Le réemploi habile des mélodies de Rameau par Pichon et Guth crée une résonance émotionnelle profonde et des échos thématiques connus. En particulier, la scène du mariage, rappelle de manière frappante l’exotisme péruvien de la deuxième entrée des Indes galantes. Les orchestrations et les motifs mélodiques sont presque les mêmes, évoquant la même majesté et la même solennité, tout en réinterprétant ces thèmes dans le contexte dramatique de Samson. De même, l’air Tristes apprêts évoque immanquablement la mort de Castor, tué en combattant pour défendre Télaïre et son royaume. Les spectateurs familiers de ce morceau de Castor et Pollux ne peuvent s’empêcher de ressentir la tristesse et la mélancolie que Rameau a si magistralement capturées pour Télaïre. Comme elle, désespérée et inconsolable, Dalila pleure la perte de son bien-aimé, Samson. Les paroles de l’air évoquent les préparatifs funèbres, les flambeaux pâles et les décorations sombres, symbolisant la mort et la tristesse. Dans cette adaptation, Jacquelyn Stucker, brille particulièrement. Sa performance touchante et profondément émotive dans cette scène lui a valu le seul applaudissement du soir, marquant un moment de reconnaissance unanime pour son talent et son interprétation exceptionnelle.

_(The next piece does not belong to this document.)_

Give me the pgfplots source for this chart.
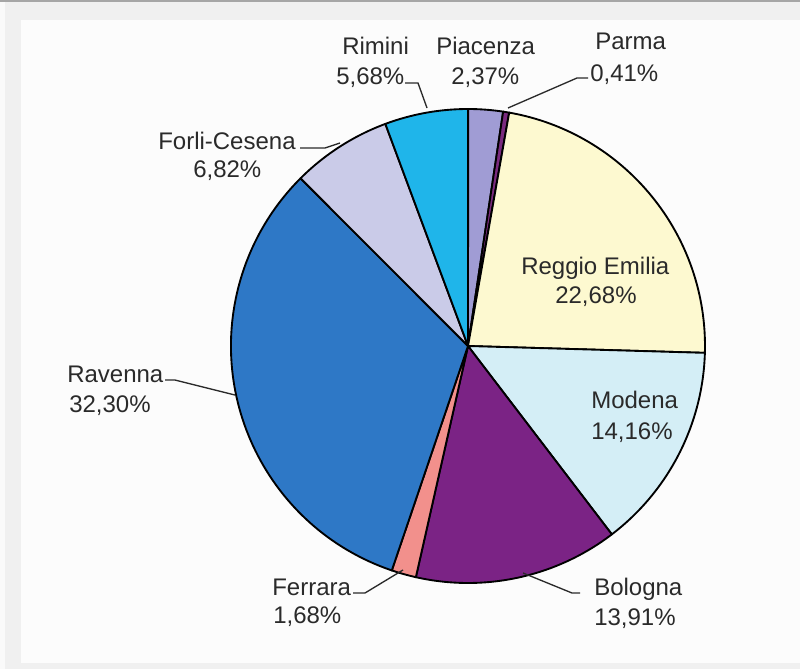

Cette recréation de Samson n’est donc pas la résurrection d’un opéra perdu, mais une réinvention audacieuse qui parle à notre époque avec une force renouvelée. Guth et Pichon ont su marier l’esprit de Rameau et Voltaire avec une sensibilité contemporaine, offrant au public une expérience lyrique inoubliable. Ce Samson du Festival d’Aix est une réussite magistrale, une fresque musicale et visuelle qui résonne longtemps après le baisser de rideau.